Ich will ein paar Tage in einer Hirtenhütte auf Korsika verbringen. Und das ist gar nicht so einfach. Hinfahren, dort wohnen, entspannt wiederkommen, fertig. Dachte ich, weil die Hütte Monika gehört, und Monika sehr unkompliziert ist; weil die Hütte spartanisch eingerichtet ist und in der Natur liegt.
Und so dachte ich, wo nicht viel ist, kann ich auch nicht viel falsch machen – so, wie in einem spießigem Ambiente, wo man ständig Angst hat, Rotweinflecken zu machen und Dinge an die falsche Stelle zu stellen.
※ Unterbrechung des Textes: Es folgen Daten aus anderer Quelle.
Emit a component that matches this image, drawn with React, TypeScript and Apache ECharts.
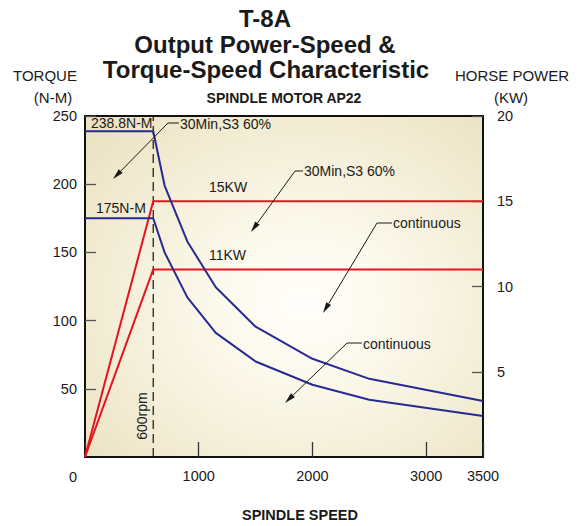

Aber auch wenig braucht viele Regeln, musste ich nun erfahren – umso mehr, je mehr Natur mit im Spiel ist. Monika hat mir eine 7-seitige Hausordnung zugeschickt, die wir dann persönlich miteinander durchgegangen sind. Hausordnungen stressen per se, aber wenn die Regeln tatsächlich und einsehbar wichtig sind und unbedingt beachtet werden müssen, erhöht das immens den Stressfaktor. Und da es hier nicht um die Befindlichkeiten und Machtgelüste von irgendjemandem geht, sondern um die Macht der Natur, hilft da auch keine Haftpflichtversicherung, sondern nur Disziplin und Ordnung – was ich so nicht mit einem spartanischen Urlaub verbunden hätte. Wahrscheinlich ist es genau anders herum. Um vor Disziplin und Ordnung sicher zu sein, muss man viel Geld für Luxus ausgeben.
In erster Linie geht es um Mäuse und Ameisen, die ja an sich sehr klein sind, aber großen Schaden anrichten können. Mäuse fressen so ziemlich alles an, was nicht niet- und nagelfest ist, Mäusekacke stinkt, und es bleibt selten bei nur einer Maus. Ich solle also im Dienste der Hütte die Mausefallen benutzen, immerhin habe ich die Wahl Tot- Lebendfallen. Aber sowieso muss immer alles bestens verstaut werden, und außer den Mäusen kommen sonst auch die Ameisen. Auch Ameisen wirken zunächst wie ein kleines Problem, aber wenn es zu viele werden, locken sie größere Probleme an, nämlich Wildschweine, die gern Ameisen verspeisen und damit zwar das Ameisenproblem beheben. Aber nun frage ich mich, um das konsequent weiter zu denken, wen oder was locken dann die Wildschweine an?! Um das nicht leibhaftig auszutesten, brenne ich mir ins Hirn: IMMER ALLES gründlich verstauen und sofort spülen.
Nebenbei erwähnt, könnte es noch sein, dass auf dem Grundstück die Pferde vom Nachbarn weiden. Zwar ist mir das Pferd an sich vertrauter als das gemeine Wildschwein, aber lieber hätte ich doch das Anwesen für mich gehabt. Einzig kann ich mich über die Schildkröten freuen, die in dem Bach leben, der das Grundstück abtrennt. Über deren Größe und Eigenarten haben wir zwar nicht gesprochen, aber ich gehe davon aus, dass es putzige Tierchen sind, die sich nicht weit vom Wasser fortbewegen.
Ich dachte ja, ich hätte schon reichlich Erfahrung mit der Natur in Sibirien gesammelt, da habe ich immerhin schon einen Bären zu Gesicht bekommen. Aber das entscheidende Detail ist, dort hatte ich stets einen wild- und waldkundigen Jäger an meiner Seite. Es ist ein Unterschied, jemandem in die doppelt so großen Fußstapfen zu folgen, der vorpirscht und einem den Weg freischießt. Dieses Mal, und es ist das erste Mal, werde ich ganz allein mit der wilden Natur konfrontiert. Was ich bei dieser Expedition auch vergessen habe einzuplanen, ich bin ein ziemlicher Hasenfuß. In meiner Vorstellung sah ich mich besinnlich-beschaulich auf der Veranda sitzen und in die funkelnden Sterne blinzeln. In der Realität zucke ich bei jedem Knacken zusammen, stiere ins Gebüsch, um die Ungeheuer, die mich überfallen werden, wenigstens vorher gesehen zu haben, und werde die ganze Nacht über kein Auge zutun. Ich frage mich inzwischen: Worauf habe ich mich da nur eingelassen?! Ein Pauschalurlaub in Mallorca wäre weniger stressig.